Provenance is a critical requirement for analytic applications, but the methodologies of many existing implementations, typically manual browsing of recorded provenance or pre-defined queries of provenance data, have fundamental limitations. This study aims to establish a flexible method of data provenance capture and visualization within analytics software, using the Atmolytics health data analytics software as an exemplar. As part of the study, the objective of this paper is to develop a new approach based on semantic actions that combines the benefits of both approaches while avoiding their deficiencies.

The research concentrates on the various analytic processes’ reasoning steps, with the consequential design being more appropriate to a broader provenance community, and potentially driving wider appreciation and adoption of provenance. A positive response to the activity-driven temporal representation of data provenance is confirmed in our initial evaluation, and user studies are continuing.

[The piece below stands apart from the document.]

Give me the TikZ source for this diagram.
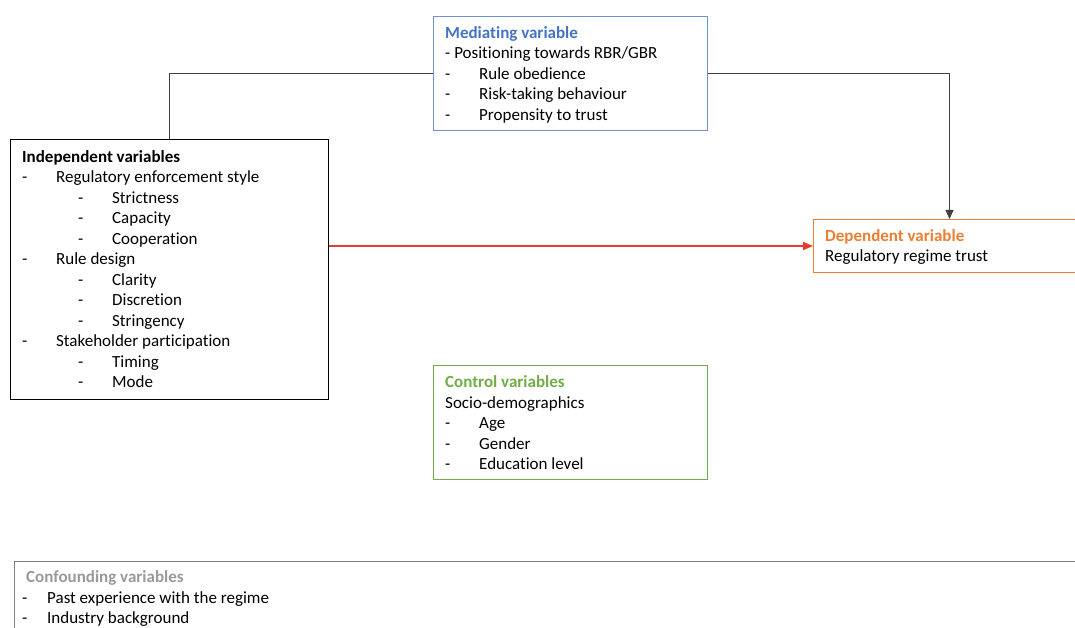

Several challenges remain to be addressed in future work. In particular, our approach represents provenance artefacts generated by system-level processes in the same way as user-generated events, but the abstraction required to do this may cause a loss of fidelity for some such processes; further development could produce an activity map that has capacity to increase the granularity of the activity to address this. Finally, we must perform more comprehensive system performance evaluation to fully evaluate our system development in addition to user studies.